§ **What the task asks**
Write out the listing from the line with "Write the Altair code for this chart." to the line with "level = [0.548, 0.548, 0.383]", both lines included, exactly and nothing beyond. Leave pictures out.

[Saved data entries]
-- BEGIN --
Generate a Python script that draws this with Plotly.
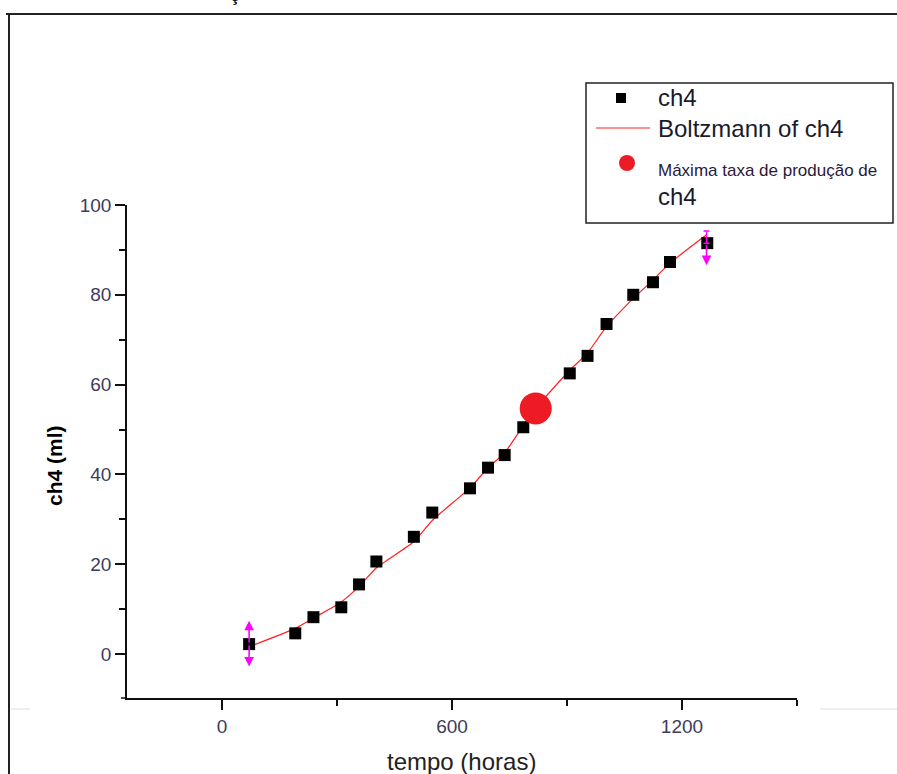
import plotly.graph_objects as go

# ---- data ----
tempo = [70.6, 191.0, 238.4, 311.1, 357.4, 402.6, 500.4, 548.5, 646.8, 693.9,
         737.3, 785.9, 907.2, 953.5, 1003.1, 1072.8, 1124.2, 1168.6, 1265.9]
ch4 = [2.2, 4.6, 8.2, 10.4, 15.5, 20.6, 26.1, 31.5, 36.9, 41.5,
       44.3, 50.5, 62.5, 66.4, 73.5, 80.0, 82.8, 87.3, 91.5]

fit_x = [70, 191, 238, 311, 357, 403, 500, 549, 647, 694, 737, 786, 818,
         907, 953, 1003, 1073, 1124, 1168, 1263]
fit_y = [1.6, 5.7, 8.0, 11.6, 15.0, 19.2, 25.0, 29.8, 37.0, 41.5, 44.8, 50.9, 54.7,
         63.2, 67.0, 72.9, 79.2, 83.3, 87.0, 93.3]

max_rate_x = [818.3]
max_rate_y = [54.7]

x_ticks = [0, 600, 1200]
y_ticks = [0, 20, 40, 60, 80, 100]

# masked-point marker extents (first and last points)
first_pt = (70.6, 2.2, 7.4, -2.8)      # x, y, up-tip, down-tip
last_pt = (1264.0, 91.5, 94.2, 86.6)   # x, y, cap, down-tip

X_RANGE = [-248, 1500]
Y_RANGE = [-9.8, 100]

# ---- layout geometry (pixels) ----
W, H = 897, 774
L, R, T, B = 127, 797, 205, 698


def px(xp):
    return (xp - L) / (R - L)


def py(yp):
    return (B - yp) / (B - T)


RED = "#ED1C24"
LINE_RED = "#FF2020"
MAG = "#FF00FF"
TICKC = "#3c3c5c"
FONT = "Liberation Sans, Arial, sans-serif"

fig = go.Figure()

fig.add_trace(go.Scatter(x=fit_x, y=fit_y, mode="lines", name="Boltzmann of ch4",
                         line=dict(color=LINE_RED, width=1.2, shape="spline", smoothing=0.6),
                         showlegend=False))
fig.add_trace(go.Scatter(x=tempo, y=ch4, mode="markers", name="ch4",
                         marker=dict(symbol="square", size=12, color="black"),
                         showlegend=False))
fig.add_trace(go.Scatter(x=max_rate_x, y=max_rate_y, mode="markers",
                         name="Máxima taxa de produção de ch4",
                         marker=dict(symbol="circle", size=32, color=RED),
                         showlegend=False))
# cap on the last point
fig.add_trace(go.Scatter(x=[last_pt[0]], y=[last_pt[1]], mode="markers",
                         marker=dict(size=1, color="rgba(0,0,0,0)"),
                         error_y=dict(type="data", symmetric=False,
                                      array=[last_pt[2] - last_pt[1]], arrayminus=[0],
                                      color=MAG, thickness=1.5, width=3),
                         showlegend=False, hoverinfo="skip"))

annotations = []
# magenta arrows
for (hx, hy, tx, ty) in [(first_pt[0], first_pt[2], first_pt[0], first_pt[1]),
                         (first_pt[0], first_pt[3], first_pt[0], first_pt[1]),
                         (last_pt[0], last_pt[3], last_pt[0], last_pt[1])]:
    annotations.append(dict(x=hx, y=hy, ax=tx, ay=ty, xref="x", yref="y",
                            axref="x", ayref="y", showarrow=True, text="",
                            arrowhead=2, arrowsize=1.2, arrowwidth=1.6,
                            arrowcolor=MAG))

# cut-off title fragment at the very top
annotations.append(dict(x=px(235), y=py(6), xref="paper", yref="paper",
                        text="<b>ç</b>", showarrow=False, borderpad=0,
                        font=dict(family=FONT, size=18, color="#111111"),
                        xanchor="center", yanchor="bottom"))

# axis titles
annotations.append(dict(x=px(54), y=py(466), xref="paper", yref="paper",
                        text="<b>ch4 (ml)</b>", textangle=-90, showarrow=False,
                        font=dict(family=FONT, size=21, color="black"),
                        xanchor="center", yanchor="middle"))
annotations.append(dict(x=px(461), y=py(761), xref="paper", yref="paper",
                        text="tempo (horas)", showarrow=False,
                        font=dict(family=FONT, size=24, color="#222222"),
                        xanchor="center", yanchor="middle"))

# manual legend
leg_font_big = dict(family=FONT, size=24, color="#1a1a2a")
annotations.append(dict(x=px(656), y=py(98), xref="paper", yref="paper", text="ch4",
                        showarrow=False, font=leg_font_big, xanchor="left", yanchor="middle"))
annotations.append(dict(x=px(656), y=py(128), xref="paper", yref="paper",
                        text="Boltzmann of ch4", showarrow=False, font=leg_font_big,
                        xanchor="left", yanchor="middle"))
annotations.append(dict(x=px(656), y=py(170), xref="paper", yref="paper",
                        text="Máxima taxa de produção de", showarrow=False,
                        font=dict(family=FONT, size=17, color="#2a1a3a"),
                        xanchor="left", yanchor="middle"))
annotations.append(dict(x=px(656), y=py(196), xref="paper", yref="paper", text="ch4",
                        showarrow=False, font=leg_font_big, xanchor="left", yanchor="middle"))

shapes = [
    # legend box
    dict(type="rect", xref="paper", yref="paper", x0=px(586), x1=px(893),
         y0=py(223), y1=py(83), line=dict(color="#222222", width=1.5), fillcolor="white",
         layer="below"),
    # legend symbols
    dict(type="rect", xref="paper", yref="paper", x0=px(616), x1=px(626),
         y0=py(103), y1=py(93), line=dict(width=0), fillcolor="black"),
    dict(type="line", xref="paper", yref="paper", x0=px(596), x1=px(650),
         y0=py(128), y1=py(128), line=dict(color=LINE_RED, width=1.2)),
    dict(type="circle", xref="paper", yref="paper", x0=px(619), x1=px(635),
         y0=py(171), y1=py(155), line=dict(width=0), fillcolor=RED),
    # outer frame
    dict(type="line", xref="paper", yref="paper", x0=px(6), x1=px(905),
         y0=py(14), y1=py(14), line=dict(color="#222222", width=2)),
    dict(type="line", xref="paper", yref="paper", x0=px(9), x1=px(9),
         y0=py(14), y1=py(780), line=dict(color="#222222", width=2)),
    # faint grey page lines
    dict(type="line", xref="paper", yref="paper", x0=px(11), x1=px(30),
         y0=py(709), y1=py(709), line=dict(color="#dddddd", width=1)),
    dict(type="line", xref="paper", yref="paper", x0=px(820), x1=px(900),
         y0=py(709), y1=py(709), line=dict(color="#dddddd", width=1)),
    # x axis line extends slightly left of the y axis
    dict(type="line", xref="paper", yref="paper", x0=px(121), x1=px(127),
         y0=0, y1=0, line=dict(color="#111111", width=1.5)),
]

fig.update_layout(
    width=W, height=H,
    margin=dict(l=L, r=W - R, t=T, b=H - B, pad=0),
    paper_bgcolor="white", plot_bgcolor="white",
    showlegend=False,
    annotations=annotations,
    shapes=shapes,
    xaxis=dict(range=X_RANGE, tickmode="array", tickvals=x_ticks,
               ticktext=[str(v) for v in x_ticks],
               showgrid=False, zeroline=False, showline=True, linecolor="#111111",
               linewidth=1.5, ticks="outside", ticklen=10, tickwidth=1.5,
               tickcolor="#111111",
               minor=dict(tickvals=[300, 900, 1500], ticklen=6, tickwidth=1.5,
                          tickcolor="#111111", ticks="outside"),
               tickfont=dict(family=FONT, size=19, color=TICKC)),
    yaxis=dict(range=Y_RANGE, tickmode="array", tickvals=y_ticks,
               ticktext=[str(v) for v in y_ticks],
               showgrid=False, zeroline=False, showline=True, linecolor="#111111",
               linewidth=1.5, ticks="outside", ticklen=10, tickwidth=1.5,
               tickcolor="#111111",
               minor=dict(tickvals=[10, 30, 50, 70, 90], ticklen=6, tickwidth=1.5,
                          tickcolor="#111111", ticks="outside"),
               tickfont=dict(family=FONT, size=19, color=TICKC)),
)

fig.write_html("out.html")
-- END --
-- BEGIN --
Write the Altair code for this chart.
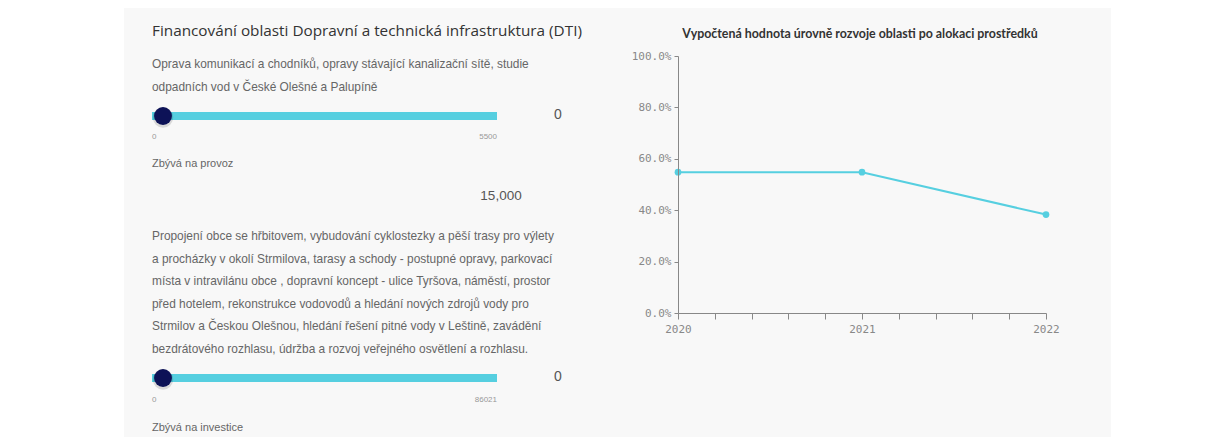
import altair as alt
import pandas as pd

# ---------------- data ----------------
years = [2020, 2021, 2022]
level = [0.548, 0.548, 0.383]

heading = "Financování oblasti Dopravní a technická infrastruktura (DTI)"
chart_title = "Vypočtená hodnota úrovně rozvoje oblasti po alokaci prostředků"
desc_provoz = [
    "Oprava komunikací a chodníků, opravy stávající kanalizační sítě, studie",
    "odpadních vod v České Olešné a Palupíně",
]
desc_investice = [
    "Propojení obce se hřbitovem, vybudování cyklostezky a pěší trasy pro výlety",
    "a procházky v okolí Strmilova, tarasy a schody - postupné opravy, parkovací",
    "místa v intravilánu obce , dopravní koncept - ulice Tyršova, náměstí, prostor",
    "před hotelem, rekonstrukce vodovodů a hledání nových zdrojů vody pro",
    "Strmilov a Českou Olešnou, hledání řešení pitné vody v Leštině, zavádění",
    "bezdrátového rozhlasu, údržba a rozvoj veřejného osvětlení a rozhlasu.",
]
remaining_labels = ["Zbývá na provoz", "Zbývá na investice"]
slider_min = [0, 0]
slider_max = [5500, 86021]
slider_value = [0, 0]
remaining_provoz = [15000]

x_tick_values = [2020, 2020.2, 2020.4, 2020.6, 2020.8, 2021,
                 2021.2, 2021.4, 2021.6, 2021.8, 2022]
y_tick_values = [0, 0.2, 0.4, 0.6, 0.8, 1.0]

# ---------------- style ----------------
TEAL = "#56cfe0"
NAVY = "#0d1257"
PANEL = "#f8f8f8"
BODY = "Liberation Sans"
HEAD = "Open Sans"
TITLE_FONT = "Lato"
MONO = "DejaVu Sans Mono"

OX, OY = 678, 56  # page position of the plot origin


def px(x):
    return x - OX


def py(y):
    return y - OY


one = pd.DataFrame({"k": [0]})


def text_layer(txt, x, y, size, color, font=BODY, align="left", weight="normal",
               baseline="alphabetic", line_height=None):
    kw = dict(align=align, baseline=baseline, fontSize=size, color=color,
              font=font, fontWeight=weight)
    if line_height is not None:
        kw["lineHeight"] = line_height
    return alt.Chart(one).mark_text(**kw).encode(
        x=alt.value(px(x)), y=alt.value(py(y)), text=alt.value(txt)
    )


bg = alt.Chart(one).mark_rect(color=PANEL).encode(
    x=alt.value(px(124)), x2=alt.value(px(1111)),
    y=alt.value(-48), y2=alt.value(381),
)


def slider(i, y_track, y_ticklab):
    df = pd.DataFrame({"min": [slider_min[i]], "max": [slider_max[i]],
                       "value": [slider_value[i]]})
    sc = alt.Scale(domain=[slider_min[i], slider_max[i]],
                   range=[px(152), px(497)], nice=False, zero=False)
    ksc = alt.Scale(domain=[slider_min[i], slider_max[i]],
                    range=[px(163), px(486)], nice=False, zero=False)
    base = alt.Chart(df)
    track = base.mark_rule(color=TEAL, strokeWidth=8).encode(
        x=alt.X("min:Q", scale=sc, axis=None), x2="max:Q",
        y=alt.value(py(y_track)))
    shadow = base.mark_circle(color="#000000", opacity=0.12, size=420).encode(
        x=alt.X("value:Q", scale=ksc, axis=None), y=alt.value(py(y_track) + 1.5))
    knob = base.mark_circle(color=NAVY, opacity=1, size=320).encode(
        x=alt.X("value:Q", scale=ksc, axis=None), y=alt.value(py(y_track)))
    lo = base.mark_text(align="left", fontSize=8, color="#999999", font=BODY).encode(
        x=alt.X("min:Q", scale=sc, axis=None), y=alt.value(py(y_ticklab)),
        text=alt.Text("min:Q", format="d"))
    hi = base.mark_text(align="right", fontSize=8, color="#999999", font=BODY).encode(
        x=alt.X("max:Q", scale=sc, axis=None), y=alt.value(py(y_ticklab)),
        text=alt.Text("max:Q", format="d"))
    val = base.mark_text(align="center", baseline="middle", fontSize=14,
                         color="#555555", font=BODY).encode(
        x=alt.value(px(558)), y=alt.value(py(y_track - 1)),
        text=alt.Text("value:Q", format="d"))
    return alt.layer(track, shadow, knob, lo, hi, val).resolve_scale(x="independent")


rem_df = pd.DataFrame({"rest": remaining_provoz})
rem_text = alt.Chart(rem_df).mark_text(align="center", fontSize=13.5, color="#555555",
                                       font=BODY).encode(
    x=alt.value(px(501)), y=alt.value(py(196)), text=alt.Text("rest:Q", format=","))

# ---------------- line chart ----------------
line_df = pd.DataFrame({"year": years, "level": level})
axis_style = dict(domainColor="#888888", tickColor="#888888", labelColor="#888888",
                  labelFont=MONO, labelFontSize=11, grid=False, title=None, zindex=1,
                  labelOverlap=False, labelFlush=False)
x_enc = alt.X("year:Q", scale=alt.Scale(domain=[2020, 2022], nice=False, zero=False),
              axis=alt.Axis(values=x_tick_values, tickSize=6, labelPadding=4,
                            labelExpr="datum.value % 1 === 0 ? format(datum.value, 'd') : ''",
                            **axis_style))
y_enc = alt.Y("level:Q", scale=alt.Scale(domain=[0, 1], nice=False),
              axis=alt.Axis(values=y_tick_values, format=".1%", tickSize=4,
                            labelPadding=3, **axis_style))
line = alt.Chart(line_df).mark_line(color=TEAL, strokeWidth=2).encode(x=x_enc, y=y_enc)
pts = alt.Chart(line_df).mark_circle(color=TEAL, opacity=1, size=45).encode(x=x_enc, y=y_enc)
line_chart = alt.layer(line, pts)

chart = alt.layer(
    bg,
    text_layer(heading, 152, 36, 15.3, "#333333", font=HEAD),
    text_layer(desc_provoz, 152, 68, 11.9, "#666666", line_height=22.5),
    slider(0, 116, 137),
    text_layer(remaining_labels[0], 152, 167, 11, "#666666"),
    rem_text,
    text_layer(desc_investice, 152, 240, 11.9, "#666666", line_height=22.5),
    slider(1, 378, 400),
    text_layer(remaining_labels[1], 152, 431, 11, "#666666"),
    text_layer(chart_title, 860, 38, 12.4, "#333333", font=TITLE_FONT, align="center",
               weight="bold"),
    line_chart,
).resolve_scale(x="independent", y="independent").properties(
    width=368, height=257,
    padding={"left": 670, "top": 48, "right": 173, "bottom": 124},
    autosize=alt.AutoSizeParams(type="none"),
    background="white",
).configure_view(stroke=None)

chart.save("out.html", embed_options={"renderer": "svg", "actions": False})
-- END --
-- BEGIN --
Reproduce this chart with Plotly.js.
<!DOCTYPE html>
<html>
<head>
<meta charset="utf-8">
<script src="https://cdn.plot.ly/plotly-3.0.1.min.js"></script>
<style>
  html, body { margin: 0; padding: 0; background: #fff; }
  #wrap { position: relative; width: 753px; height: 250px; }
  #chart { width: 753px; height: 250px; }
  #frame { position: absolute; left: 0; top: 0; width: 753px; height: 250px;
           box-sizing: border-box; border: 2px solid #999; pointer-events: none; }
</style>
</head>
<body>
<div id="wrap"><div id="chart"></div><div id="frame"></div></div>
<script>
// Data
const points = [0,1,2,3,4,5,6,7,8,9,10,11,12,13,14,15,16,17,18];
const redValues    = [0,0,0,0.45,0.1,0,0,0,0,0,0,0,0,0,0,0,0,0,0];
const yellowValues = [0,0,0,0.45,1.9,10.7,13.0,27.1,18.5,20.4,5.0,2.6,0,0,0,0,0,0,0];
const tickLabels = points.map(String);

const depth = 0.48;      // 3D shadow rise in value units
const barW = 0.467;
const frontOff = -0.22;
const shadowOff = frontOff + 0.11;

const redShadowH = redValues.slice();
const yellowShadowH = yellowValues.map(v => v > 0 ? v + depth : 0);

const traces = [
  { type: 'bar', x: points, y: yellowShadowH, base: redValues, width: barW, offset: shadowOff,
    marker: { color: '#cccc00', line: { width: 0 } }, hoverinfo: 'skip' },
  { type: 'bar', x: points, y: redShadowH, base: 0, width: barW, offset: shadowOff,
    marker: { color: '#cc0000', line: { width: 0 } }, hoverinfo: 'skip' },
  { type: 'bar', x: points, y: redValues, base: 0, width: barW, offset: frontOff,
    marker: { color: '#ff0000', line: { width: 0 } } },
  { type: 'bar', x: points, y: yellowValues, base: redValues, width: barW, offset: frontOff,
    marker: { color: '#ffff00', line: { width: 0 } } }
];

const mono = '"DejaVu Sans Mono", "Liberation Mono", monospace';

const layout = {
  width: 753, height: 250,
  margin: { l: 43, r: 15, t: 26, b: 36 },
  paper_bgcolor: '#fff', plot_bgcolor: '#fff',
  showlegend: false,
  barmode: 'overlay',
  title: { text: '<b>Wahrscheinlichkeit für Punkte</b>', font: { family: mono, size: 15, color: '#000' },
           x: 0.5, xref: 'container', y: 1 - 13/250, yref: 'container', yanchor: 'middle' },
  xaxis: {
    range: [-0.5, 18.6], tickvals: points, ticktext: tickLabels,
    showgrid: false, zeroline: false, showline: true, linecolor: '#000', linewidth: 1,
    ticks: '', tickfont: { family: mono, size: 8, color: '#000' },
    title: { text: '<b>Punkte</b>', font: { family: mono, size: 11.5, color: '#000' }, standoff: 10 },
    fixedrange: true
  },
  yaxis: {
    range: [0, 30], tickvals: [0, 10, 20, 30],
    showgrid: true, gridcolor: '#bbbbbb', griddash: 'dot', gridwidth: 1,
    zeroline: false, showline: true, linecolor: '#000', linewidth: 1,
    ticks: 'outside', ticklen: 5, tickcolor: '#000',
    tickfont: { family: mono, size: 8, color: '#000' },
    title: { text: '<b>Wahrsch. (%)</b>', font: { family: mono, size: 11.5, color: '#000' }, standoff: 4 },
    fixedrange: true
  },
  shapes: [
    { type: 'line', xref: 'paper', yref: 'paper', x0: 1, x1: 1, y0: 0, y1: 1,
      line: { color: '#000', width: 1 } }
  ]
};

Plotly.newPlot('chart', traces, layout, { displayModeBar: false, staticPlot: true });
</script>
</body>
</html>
-- END --
§ **Response to this exercise**
Write the Altair code for this chart.
import altair as alt
import pandas as pd

# ---------------- data ----------------
years = [2020, 2021, 2022]
level = [0.548, 0.548, 0.383]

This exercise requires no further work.